In the proposal Thursday, Prime Minister Alexis Tsipras asked for a bailout totaling 53.5 billion euros, or about $59 billion, to help make good on a litany of upcoming debt repayments -- crucially, a 3.5 billion euro payment to the European Central Bank due July 20. Eurozone finance ministers are scheduled to vote on the proposal Saturday.
In return, Greece’s leadership has promised to make wide-ranging reforms to its value-added tax system, continue privatizing government holdings and shake up labor laws. Tsipras sought a higher corporate tax rate and made concessions around phasing out a contentious tax preference to Greece’s islands.
Pensioners May Bear The Burden
But the loans will come with cuts in government spending that many in Greece’s government have previously deemed unconscionable. Pensioners would be asked to shoulder much of the burden, contribute more to their health costs and surrende popular top-up benefit additions.
Overall, Greece would need to see a primary surplus -- tax revenues minus spending, ignoring interest payments -- of 3.5 percent by 2018, scaling up from 1 percent in 2015.
Bosworth says that’s a tall order for an economy that’s currently in deep distress and struggling to provide sufficient tax revenue. “It’s asking the impossible of the government.”
In May, industrial production fell a dramatic 4 percent. A quarter of Greeks remain unemployed, with youth joblessness hovering around 50 percent.
Though Greece's public sector was indeed bloated relative to its neighbors, many economists have blamed previous bouts of austerity measures for the grinding recession. As government spending fell and public-sector payrolls shrank by hundreds of thousands of workers, private industry has been unable to pick up the slack. While the reforms under consideration would bring in billions in additional tax revenue, they would continue the trend of deepening austerity.
In the past, creditors’ expectations of economic rebound amid fiscal tightening have been dashed by reality. The International Monetary Fund, for example, predicted that Greece would see positive GDP growth in 2012 following the first eurozone bailout. Economy output dropped 7 percent that year.
Nothing Short Of A 180-Degree Turn
What makes this time around different is yet to be seen. The Greek economy will have to turn 180 degrees by 2018 for the government to be able to see a healthy 3.5 percent surplus without having to further slash social spending.

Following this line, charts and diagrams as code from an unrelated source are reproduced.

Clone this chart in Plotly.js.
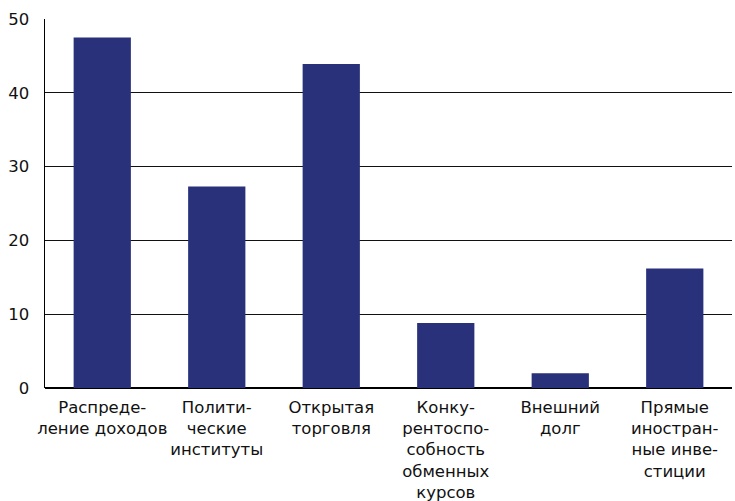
<!DOCTYPE html>
<html>
<head>
<meta charset="utf-8">
<script src="https://cdn.plot.ly/plotly-3.0.1.min.js"></script>
<style>html,body{margin:0;padding:0;background:#fff;}#chart{width:735px;height:501px;}</style>
</head>
<body>
<div id="chart"></div>
<script>
const categories = [
  "Распреде-<br>ление доходов",
  "Полити-<br>ческие<br>институты",
  "Открытая<br>торговля",
  "Конку-<br>рентоспо-<br>собность<br>обменных<br>курсов",
  "Внешний<br>долг",
  "Прямые<br>иностран-<br>ные инве-<br>стиции"
];
const values = [47.5, 27.3, 43.9, 8.8, 2.0, 16.2];
const yTickVals = [0, 10, 20, 30, 40, 50];

const trace = {
  type: 'bar',
  x: categories,
  y: values,
  marker: {color: '#29317a'},
  width: 0.5,
  hoverinfo: 'none'
};

const FONT = 'DejaVu Sans, Liberation Sans, Arial, sans-serif';

const layout = {
  width: 735,
  height: 501,
  margin: {l: 45, r: 3, t: 19, b: 113},
  paper_bgcolor: '#fff',
  plot_bgcolor: '#fff',
  showlegend: false,
  font: {family: FONT, size: 16.5, color: '#111'},
  xaxis: {
    type: 'category',
    range: [-0.5, 5.5],
    showgrid: false,
    showline: false,
    ticks: '',
    ticklabelstandoff: 7,
    tickfont: {family: FONT, size: 16.5, color: '#111'},
    tickangle: 0
  },
  yaxis: {
    range: [0, 50],
    tickvals: yTickVals,
    ticktext: yTickVals.map(String),
    showgrid: true,
    gridcolor: '#111',
    gridwidth: 1.2,
    zeroline: true,
    zerolinecolor: '#000',
    zerolinewidth: 1.8,
    showline: true,
    linecolor: '#000',
    linewidth: 1.5,
    ticks: '',
    ticklabelstandoff: 11,
    tickfont: {family: FONT, size: 16.5, color: '#111'}
  }
};

Plotly.newPlot('chart', [trace], layout, {staticPlot: true, displayModeBar: false});
</script>
</body>
</html>
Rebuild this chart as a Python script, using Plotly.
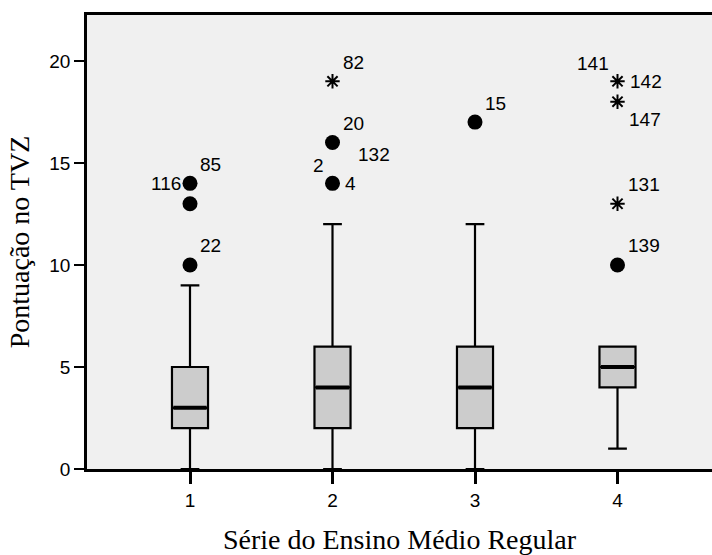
import plotly.graph_objects as go

# ---- data ----
categories = ["1", "2", "3", "4"]
q1 = [2, 2, 2, 4]
median = [3, 4, 4, 5]
q3 = [5, 6, 6, 6]
lower_whisker = [0, 0, 0, 1]
upper_whisker = [9, 12, 12, 6]

# outliers (circles) and extremes (stars)
circle_cat = [1, 1, 1, 2, 2, 3, 4]
circle_val = [14, 13, 10, 16, 14, 17, 10]
star_cat = [2, 4, 4, 4]
star_val = [19, 19, 18, 13]

# case labels: (text, category, value, placement)
label_text = ["116", "85", "22", "82", "20", "2", "4", "132", "15", "141", "142", "147", "131", "139"]
label_cat = [1, 1, 1, 2, 2, 2, 2, 2, 3, 4, 4, 4, 4, 4]
label_val = [14, 14, 10, 19, 16, 14, 14, 14, 17, 19, 19, 18, 13, 10]
label_place = ["l", "ur", "ur", "ur", "ur", "ul", "r", "ur2", "ur", "ul", "r", "dr", "ur", "ur"]

# ---- styles ----
placements = {
    "l": dict(xanchor="right", xshift=-7, yshift=0),
    "ur": dict(xanchor="left", xshift=8, yshift=19),
    "ul": dict(xanchor="right", xshift=-7, yshift=18),
    "r": dict(xanchor="left", xshift=10, yshift=0),
    "ur2": dict(xanchor="left", xshift=23, yshift=29),
    "dr": dict(xanchor="left", xshift=9, yshift=-18),
}
BOX_W = 0.253
SANS = "Liberation Sans, Arial, sans-serif"
SERIF = "Liberation Serif, Times New Roman, serif"

xnum = [int(c) for c in categories]

fig = go.Figure()
fig.add_trace(go.Box(
    x=xnum, q1=q1, median=median, q3=q3,
    lowerfence=lower_whisker, upperfence=upper_whisker,
    width=BOX_W, whiskerwidth=0.52,
    fillcolor="#CCCCCC", line=dict(color="#000000", width=2.2),
    boxpoints=False, showlegend=False, hoverinfo="skip",
))
# thicker median lines
for xc, m in zip(xnum, median):
    fig.add_trace(go.Scatter(
        x=[xc - BOX_W / 2 + 0.01, xc + BOX_W / 2 - 0.01], y=[m, m], mode="lines",
        line=dict(color="#000000", width=4), showlegend=False, hoverinfo="skip",
    ))
fig.add_trace(go.Scatter(
    x=circle_cat, y=circle_val, mode="markers",
    marker=dict(symbol="circle", size=15, color="#000000"),
    showlegend=False, cliponaxis=False,
))
fig.add_trace(go.Scatter(
    x=star_cat, y=star_val, mode="markers",
    marker=dict(symbol="asterisk-open", size=12, color="#000000",
                line=dict(color="#000000", width=2)),
    showlegend=False, cliponaxis=False,
))
for t, c, v, p in zip(label_text, label_cat, label_val, label_place):
    fig.add_annotation(x=c, y=v, xref="x", yref="y", text=t, showarrow=False,
                       yanchor="middle", font=dict(family=SANS, size=19, color="#000000"),
                       **placements[p])

fig.update_layout(
    width=712, height=555,
    margin=dict(l=87, r=0, t=15, b=86),
    paper_bgcolor="#FFFFFF", plot_bgcolor="#F0F0F0",
    showlegend=False,
)
fig.update_xaxes(
    range=[1 - 103 / 142.5, 1 + 522 / 142.5],
    tickvals=xnum, ticktext=categories,
    ticks="outside", ticklen=12, tickwidth=2.5, tickcolor="#000000",
    showline=True, linecolor="#000000", linewidth=2.5, mirror=True,
    showgrid=False, zeroline=False,
    tickfont=dict(family=SANS, size=19, color="#000000"),
    title=dict(text="Série do Ensino Médio Regular", standoff=22,
               font=dict(family=SERIF, size=28, color="#000000")),
)
fig.update_yaxes(
    range=[0, 22.25],
    tickvals=[0, 5, 10, 15, 20],
    ticks="outside", ticklen=10, tickwidth=2, tickcolor="#000000",
    showline=True, linecolor="#000000", linewidth=2.5,
    showgrid=False, zeroline=False,
    tickfont=dict(family=SANS, size=19, color="#000000"),
    title=dict(text="Pontuação no TVZ", standoff=12,
               font=dict(family=SERIF, size=28, color="#000000")),
)
fig.write_html("out.html")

Further weighing down the economy is the Greek banking system, which has been on lockdown following capital controls instituted by the government last week. Chock-full of nonperforming consumer loans and bad government debt, Greek banks have been unable to spur business.
“You have to find a way for the Greek economy to function and you need a financial system to do that,” Bosworth says.
On Friday, it emerged that even with a deal, Greek banks will need further life support. Another 10 billion to 14 billion euros would be required to keep the financial system breathing, Reuters reported.
In all, hopes in the near term are tempered by long-term desperation. If a deal is reached, the 320 billion-euro debt currently on the books will continue to weigh on Greece, with issues maturing month after month.
In the proposal, Tsipras requested a discussion of debt "reprofiling" for loans due after 2022. Pushing those payments back would be key to putting Greece back on its feet, Bosworth says. “Everybody agrees there’s no way the debt is repayable. It’s just a question of how the debt will be refinanced.”